On July 29, Alfabusa announced he’s putting TTS on hiatus and looking for a part time job. “A future under this GW, or at least these policies, is untenable,” Alfabusa said in a video about the decision. “The indefinite hiatus of TTS will have to serve as our statement.”
At issue is an update to Games Workshop’s intellectual property guidelines. The new policies explicitly laid out the dos and don’ts of how the company wants fans to handle Warhammer 40K and its other universes. At the bottom, it detailed a list of infringements it has a “zero tolerance” policy towards. It includes pirating books, using a 3D printer to make copies of their models, and a ban on fan animations.
“Individuals must not create fan films or animations based on our settings and characters,” the guidelines said. “These are only to be created under licence from Games Workshop.”
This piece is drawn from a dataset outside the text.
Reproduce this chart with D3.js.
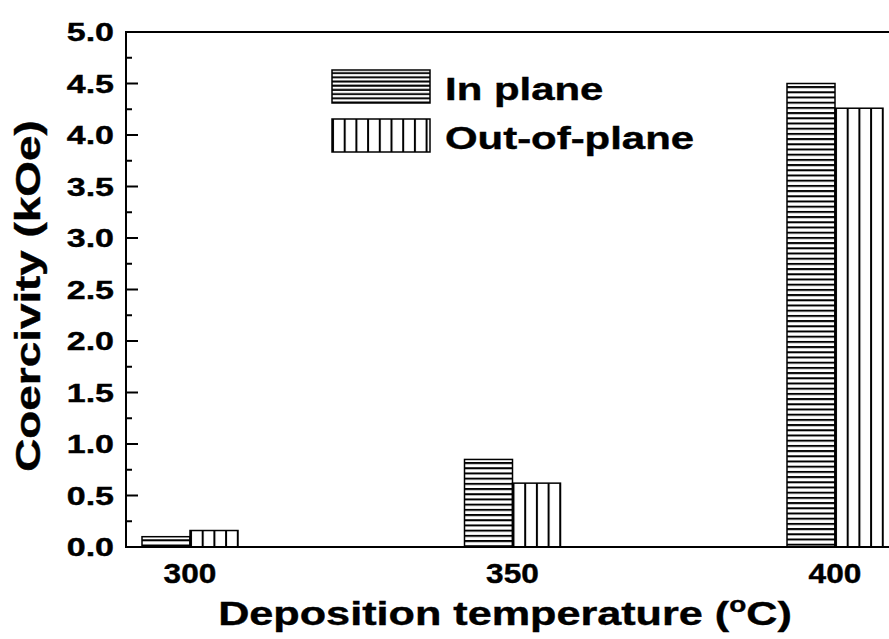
<!DOCTYPE html>
<html>
<head>
<meta charset="utf-8">
<script src="https://cdn.jsdelivr.net/npm/d3@7"></script>
<style>
  html, body { margin: 0; padding: 0; background: #fff; }
  svg { display: block; }
  text { font-family: "Liberation Sans", Arial, Helvetica, sans-serif; font-weight: bold; fill: #000; stroke: #000; stroke-width: 0.4; }
</style>
</head>
<body>
<svg id="chart" width="889" height="639"></svg>
<script>
// Deposition temperatures (°C)
const temperatures = [300, 350, 400];
// Coercivity (kOe)
const inPlane = [0.10, 0.85, 4.50];
const outOfPlane = [0.16, 0.62, 4.26];
const seriesNames = ["In plane", "Out-of-plane"];
const yTickValues = [0, 0.5, 1, 1.5, 2, 2.5, 3, 3.5, 4, 4.5, 5];
const yMinorValues = [0.25, 0.75, 1.25, 1.75, 2.25, 2.75, 3.25, 3.75, 4.25, 4.75];

const W = 889, H = 639;
const plot = { left: 126, top: 32, right: 889, bottom: 547 };
const barW = 48;
const SX = 1.3; // wide lettering

const svg = d3.select("#chart");
const defs = svg.append("defs");

const x = d3.scaleLinear().domain([300, 400]).range([190, 835]);
const y = d3.scaleLinear().domain([0, 5]).range([plot.bottom, plot.top]);

// hatch patterns anchored to each rectangle
function hPattern(id, x0, y0, step) {
  const s = step || 5.2;
  const p = defs.append("pattern").attr("id", id)
    .attr("patternUnits", "userSpaceOnUse")
    .attr("x", x0).attr("y", y0).attr("width", 10).attr("height", s);
  p.append("rect").attr("width", 10).attr("height", s).attr("fill", "#fff");
  p.append("rect").attr("y", s / 2).attr("width", 10).attr("height", 2).attr("fill", "#000");
  return `url(#${id})`;
}
function vPattern(id, x0, y0) {
  const p = defs.append("pattern").attr("id", id)
    .attr("patternUnits", "userSpaceOnUse")
    .attr("x", x0).attr("y", y0).attr("width", 11.7).attr("height", 10);
  p.append("rect").attr("width", 11.7).attr("height", 10).attr("fill", "#fff");
  p.append("rect").attr("x", 0).attr("width", 2).attr("height", 10).attr("fill", "#000");
  return `url(#${id})`;
}

function wideText(g, str, tx, ty, size, anchor, sx) {
  return g.append("text")
    .attr("transform", `translate(${tx},${ty}) scale(${sx || SX},1)`)
    .attr("font-size", size)
    .attr("text-anchor", anchor || "start")
    .text(str);
}

// bars
const barsG = svg.append("g");
temperatures.forEach((t, i) => {
  const xi = x(t);
  // in-plane bar sits left of the category position
  const y1 = y(inPlane[i]);
  barsG.append("rect")
    .attr("x", xi - barW).attr("y", y1)
    .attr("width", barW).attr("height", y(0) - y1)
    .attr("fill", hPattern("hp" + i, xi - barW, y1))
    .attr("stroke", "#000").attr("stroke-width", 1.5);
  // out-of-plane bar sits right of it
  const y2 = y(outOfPlane[i]);
  barsG.append("rect")
    .attr("x", xi).attr("y", y2)
    .attr("width", barW).attr("height", y(0) - y2)
    .attr("fill", vPattern("vp" + i, xi, y2))
    .attr("stroke", "#000").attr("stroke-width", 1.5);
});

// frame lines
const axisG = svg.append("g").attr("stroke", "#000").attr("stroke-width", 2).attr("fill", "none");
axisG.append("line").attr("x1", plot.left).attr("x2", plot.left).attr("y1", plot.top - 1).attr("y2", plot.bottom + 1);
axisG.append("line").attr("x1", plot.left - 1).attr("x2", W).attr("y1", plot.top).attr("y2", plot.top);
axisG.append("line").attr("x1", plot.left - 1).attr("x2", W).attr("y1", plot.bottom).attr("y2", plot.bottom);

// y ticks (inward)
axisG.selectAll(".maj").data(yTickValues).join("line")
  .attr("class", "maj")
  .attr("x1", plot.left).attr("x2", plot.left + 12)
  .attr("y1", d => y(d)).attr("y2", d => y(d));
axisG.selectAll(".min").data(yMinorValues).join("line")
  .attr("class", "min")
  .attr("x1", plot.left).attr("x2", plot.left + 6)
  .attr("y1", d => y(d)).attr("y2", d => y(d));

// y tick labels
const labelG = svg.append("g");
yTickValues.forEach(v => {
  wideText(labelG, d3.format(".1f")(v), 114, y(v) + 9, 25, "end", 1.36);
});

// x tick labels
temperatures.forEach(t => {
  wideText(labelG, String(t), x(t), 583, 28, "middle", 1.13);
});

// axis titles
svg.append("text")
  .attr("transform", `translate(40,296) rotate(-90) scale(1.31,1)`)
  .attr("font-size", 35).attr("text-anchor", "middle")
  .text("Coercivity (kOe)");

const xt = svg.append("text")
  .attr("transform", `translate(505,625) scale(1.27,1)`)
  .attr("font-size", 34).attr("text-anchor", "middle");
xt.append("tspan").text("Deposition temperature (");
xt.append("tspan").attr("font-size", 22).attr("dy", -13).text("o");
xt.append("tspan").attr("dy", 13).text("C)");

// legend
const legG = svg.append("g");
const legRows = [
  { name: seriesNames[0], y0: 70, fill: hPattern("hleg", 332, 70, 4.2) },
  { name: seriesNames[1], y0: 119, fill: vPattern("vleg", 332, 119) }
];
legRows.forEach(r => {
  legG.append("rect").attr("x", 332).attr("y", r.y0).attr("width", 98).attr("height", 33)
    .attr("fill", r.fill).attr("stroke", "#000").attr("stroke-width", 1.5);
  wideText(legG, r.name, 445, r.y0 + 30, 32, "start", 1.31);
});
</script>
</body>
</html>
On Reddit, the /r/Grimdank Warhammer 40k meme subreddit has for days been taken over with people furious about Games Workshop’s new policy. Since Friday, the subreddit has been locked down in protest: “Animators like TTS have introduced hundreds of thousands of people to Warhammer. Content makers are pillars of this community and are a constant source of free community engagement that GW has received for years. To stab these people in the back after years of profiting from their work is unforgivable,” the moderators there wrote.
Alfabusa said he would need affirmative consent from GW about fan animations before he’s willing to start up again. Bruva Alfabusa has 386 thousand subscribers, 136 million total views, and racks up more than a million views on each video. As a parody, it’s possible that TTS could get a copyright lawsuit thrown out as fair use. But, as Alfabusa pointed out in his video, it would require an incredible amount of time, effort, and money to fight GW and win. All that time he’d likely be facing problems with his YouTube and Patreon accounts.
“Our hope is that should GW, at some point in time in the far future, change their policies and become explicitly more amenable to fan works such as ours, then we will return to TTS,” Alfabusa said in the video.
GW is a notoriously litigious company so it’s no shock that Alfabusa and others are packing it in ahead of possible litigation. It has repeatedly attempted to enforce a trademark on the words “Space Marines” with mixed results and gone to legal war with a company that was manufacturing miniatures of characters it had never made.
On August 25, GW will launch Warhammer Plus—a subscription service for Warhammer fans that includes access to several planned animated series, which may in the community say must be the impetus for the new policy. One of those series is Astartes, which began life as an unlicensed fan-made YouTube show by creator Syama Pedersen. It caught caught GWs attention and it offered Pedersen a job. This is the exact kind of thing GW’s new policy seeks to eliminate.
Neither Pedersen nor Games Workshop immediately returned Motherboard’s request for comment.
The fan reaction has shocked Alfabusa. “The support has been so immense that my meager primate brain has had a hard time internalizing it,” he told Motherboard in an email. “Like, imagine a crowded theatre, and an ape sitting on stage making funny paintings or whatever. The whole crowd starts clapping and hollering and cheering super loudly. The ape is absolutely startled and overwhelmed. I am this ape right now.”
He hasn’t heard from GW and he doesn’t expect to. “Neither do I see the need for any response past an eventual change to their policies,” he said. “That is all I really want, I do not want or need any recognition, just the policy change.”
Update: The original version of this story cited Pedersen as the creator of The Exodite. He is the creator of Astartes. Motherboard regrets this error.